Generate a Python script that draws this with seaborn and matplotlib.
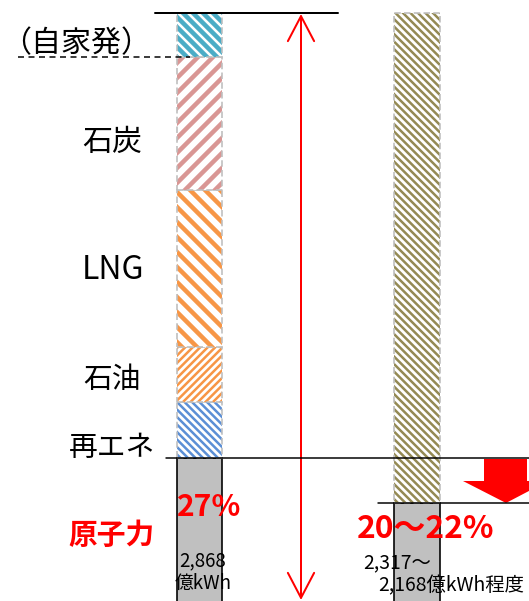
import matplotlib
matplotlib.use("Agg")
import matplotlib.pyplot as plt
import seaborn as sns
from matplotlib.patches import Polygon, FancyArrowPatch

# Data (shares of generation, %)
cats = ["現在", "将来"]
left_names = ["原子力", "再エネ", "石油", "LNG", "石炭", "（自家発）"]
left_vals = [27.0, 9.2, 9.0, 25.8, 21.8, 7.2]
left_colors = ["#c0c0c0", "#5b8fd6", "#f79646", "#f79646", "#d99694", "#4bacc6"]
left_hatches = [None, "\\\\\\\\", "////", "\\\\", "//", "\\\\\\"]
right_names = ["原子力", "その他"]
right_vals = [19.6, 80.4]
right_colors = ["#c0c0c0", "#948a54"]
right_hatches = [None, "\\\\\\\\"]

left_pct = "27%"
left_kwh = "2,868\n億kWh"
right_pct = "20〜22%"
right_kwh1 = "2,317〜"
right_kwh2 = "2,168億kWh程度"

DPI = 90
W, H = 529, 601
sns.set_style("white")
plt.rcParams["font.family"] = ["Noto Sans CJK JP", "DejaVu Sans"]

fig = plt.figure(figsize=(W / DPI, H / DPI), dpi=DPI)
ax = fig.add_axes([0, 0, 1, 1])


def stack(cat, names, vals, colors, hatches):
    bottom = 0.0
    for name, v, c, h in zip(names, vals, colors, hatches):
        if h is None:
            sns.barplot(x=[cat], y=[v], order=cats, bottom=bottom, ax=ax,
                        width=0.207, errorbar=None, saturation=1,
                        facecolor=c, edgecolor="black", linewidth=1.3)
        else:
            hlw = 2.0 if len(h) >= 4 else 3.6
            before = len(ax.patches)
            with plt.rc_context({"hatch.linewidth": hlw}):
                sns.barplot(x=[cat], y=[v], order=cats, bottom=bottom, ax=ax,
                            width=0.207, errorbar=None, saturation=1,
                            facecolor="white", edgecolor=c, linewidth=0,
                            hatch=h)
            for p in ax.patches[before:]:
                if hasattr(p, "set_hatch_linewidth"):
                    p.set_hatch_linewidth(hlw)
            sns.barplot(x=[cat], y=[v], order=cats, bottom=bottom, ax=ax,
                        width=0.207, errorbar=None, saturation=1,
                        facecolor="none", edgecolor="#bfbfbf",
                        linewidth=1.3, linestyle=(0, (4, 2)))
        bottom += v


stack(cats[0], left_names, left_vals, left_colors, left_hatches)
stack(cats[1], right_names, right_vals, right_colors, right_hatches)

# map data axes onto pixel layout
base_px, top_px = 622.6, 13.0
ppu = (base_px - top_px) / 100.0
ax.set_ylim((base_px - H) / ppu, base_px / ppu)
c0, c1 = 199.5, 417.0
ax.set_xlim(-c0 / (c1 - c0), 1 + (W - c1) / (c1 - c0))
ax.axis("off")

# overlay in pixel coordinates for annotations
ov = fig.add_axes([0, 0, 1, 1])
ov.set_xlim(0, W)
ov.set_ylim(H, 0)
ov.axis("off")
ov.patch.set_alpha(0)

ov.plot([155, 338], [13, 13], color="black", lw=1.6)
ov.plot([18, 190], [57, 57], color="black", lw=1.2, ls=(0, (4, 3)))
ov.plot([166, W], [458, 458], color="black", lw=1.2)
ov.plot([378, W], [503, 503], color="black", lw=1.2)

arr = FancyArrowPatch((301, 14), (301, 600),
                      arrowstyle="<->,head_length=20,head_width=10.5",
                      mutation_scale=1, color="red", lw=1.6,
                      shrinkA=0, shrinkB=0)
ov.add_patch(arr)

ov.add_patch(Polygon([(484, 459), (527, 459), (527, 481), (548, 481),
                      (506, 503), (463, 481), (484, 481)],
                     closed=True, color="red", lw=0))

label_pos = {"原子力": (112, 535), "再エネ": (112, 448), "石油": (112, 380),
             "LNG": (113, 270), "石炭": (112, 142), "（自家発）": (76, 44)}
for name in left_names:
    x, y = label_pos[name]
    if name == "原子力":
        ov.text(x, y, name, ha="center", va="center", fontsize=23,
                color="red", fontweight="bold")
    else:
        fs = {"LNG": 25.5, "（自家発）": 24, "石炭": 24}.get(name, 23)
        ov.text(x, y, name, ha="center", va="center", fontsize=fs,
                color="black")

ov.text(209, 507, left_pct, ha="center", va="center", fontsize=24,
        color="red", fontweight="bold")
ov.text(203, 572, left_kwh, ha="center", va="center", fontsize=15,
        color="black", linespacing=1.15)
ov.text(426, 529, right_pct, ha="center", va="center", fontsize=25.5,
        color="red", fontweight="bold")
ov.text(397, 563, right_kwh1, ha="center", va="center", fontsize=15.5,
        color="black")
ov.text(378, 586, right_kwh2, ha="left", va="center", fontsize=15.5,
        color="black")

fig.savefig("out.png", dpi=DPI)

────────────────

GIVEN INSTRUCTION
Make an exact copy of the data, leaving its pictures out.

WORKED SOLUTION
Generate a Python script that draws this with seaborn and matplotlib.
import matplotlib
matplotlib.use("Agg")
import matplotlib.pyplot as plt
import seaborn as sns
from matplotlib.patches import Polygon, FancyArrowPatch

# Data (shares of generation, %)
cats = ["現在", "将来"]
left_names = ["原子力", "再エネ", "石油", "LNG", "石炭", "（自家発）"]
left_vals = [27.0, 9.2, 9.0, 25.8, 21.8, 7.2]
left_colors = ["#c0c0c0", "#5b8fd6", "#f79646", "#f79646", "#d99694", "#4bacc6"]
left_hatches = [None, "\\\\\\\\", "////", "\\\\", "//", "\\\\\\"]
right_names = ["原子力", "その他"]
right_vals = [19.6, 80.4]
right_colors = ["#c0c0c0", "#948a54"]
right_hatches = [None, "\\\\\\\\"]

left_pct = "27%"
left_kwh = "2,868\n億kWh"
right_pct = "20〜22%"
right_kwh1 = "2,317〜"
right_kwh2 = "2,168億kWh程度"

DPI = 90
W, H = 529, 601
sns.set_style("white")
plt.rcParams["font.family"] = ["Noto Sans CJK JP", "DejaVu Sans"]

fig = plt.figure(figsize=(W / DPI, H / DPI), dpi=DPI)
ax = fig.add_axes([0, 0, 1, 1])


def stack(cat, names, vals, colors, hatches):
    bottom = 0.0
    for name, v, c, h in zip(names, vals, colors, hatches):
        if h is None:
            sns.barplot(x=[cat], y=[v], order=cats, bottom=bottom, ax=ax,
                        width=0.207, errorbar=None, saturation=1,
                        facecolor=c, edgecolor="black", linewidth=1.3)
        else:
            hlw = 2.0 if len(h) >= 4 else 3.6
            before = len(ax.patches)
            with plt.rc_context({"hatch.linewidth": hlw}):
                sns.barplot(x=[cat], y=[v], order=cats, bottom=bottom, ax=ax,
                            width=0.207, errorbar=None, saturation=1,
                            facecolor="white", edgecolor=c, linewidth=0,
                            hatch=h)
            for p in ax.patches[before:]:
                if hasattr(p, "set_hatch_linewidth"):
                    p.set_hatch_linewidth(hlw)
            sns.barplot(x=[cat], y=[v], order=cats, bottom=bottom, ax=ax,
                        width=0.207, errorbar=None, saturation=1,
                        facecolor="none", edgecolor="#bfbfbf",
                        linewidth=1.3, linestyle=(0, (4, 2)))
        bottom += v


stack(cats[0], left_names, left_vals, left_colors, left_hatches)
stack(cats[1], right_names, right_vals, right_colors, right_hatches)

# map data axes onto pixel layout
base_px, top_px = 622.6, 13.0
ppu = (base_px - top_px) / 100.0
ax.set_ylim((base_px - H) / ppu, base_px / ppu)
c0, c1 = 199.5, 417.0
ax.set_xlim(-c0 / (c1 - c0), 1 + (W - c1) / (c1 - c0))
ax.axis("off")

# overlay in pixel coordinates for annotations
ov = fig.add_axes([0, 0, 1, 1])
ov.set_xlim(0, W)
ov.set_ylim(H, 0)
ov.axis("off")
ov.patch.set_alpha(0)

ov.plot([155, 338], [13, 13], color="black", lw=1.6)
ov.plot([18, 190], [57, 57], color="black", lw=1.2, ls=(0, (4, 3)))
ov.plot([166, W], [458, 458], color="black", lw=1.2)
ov.plot([378, W], [503, 503], color="black", lw=1.2)

arr = FancyArrowPatch((301, 14), (301, 600),
                      arrowstyle="<->,head_length=20,head_width=10.5",
                      mutation_scale=1, color="red", lw=1.6,
                      shrinkA=0, shrinkB=0)
ov.add_patch(arr)

ov.add_patch(Polygon([(484, 459), (527, 459), (527, 481), (548, 481),
                      (506, 503), (463, 481), (484, 481)],
                     closed=True, color="red", lw=0))

label_pos = {"原子力": (112, 535), "再エネ": (112, 448), "石油": (112, 380),
             "LNG": (113, 270), "石炭": (112, 142), "（自家発）": (76, 44)}
for name in left_names:
    x, y = label_pos[name]
    if name == "原子力":
        ov.text(x, y, name, ha="center", va="center", fontsize=23,
                color="red", fontweight="bold")
    else:
        fs = {"LNG": 25.5, "（自家発）": 24, "石炭": 24}.get(name, 23)
        ov.text(x, y, name, ha="center", va="center", fontsize=fs,
                color="black")

ov.text(209, 507, left_pct, ha="center", va="center", fontsize=24,
        color="red", fontweight="bold")
ov.text(203, 572, left_kwh, ha="center", va="center", fontsize=15,
        color="black", linespacing=1.15)
ov.text(426, 529, right_pct, ha="center", va="center", fontsize=25.5,
        color="red", fontweight="bold")
ov.text(397, 563, right_kwh1, ha="center", va="center", fontsize=15.5,
        color="black")
ov.text(378, 586, right_kwh2, ha="left", va="center", fontsize=15.5,
        color="black")

fig.savefig("out.png", dpi=DPI)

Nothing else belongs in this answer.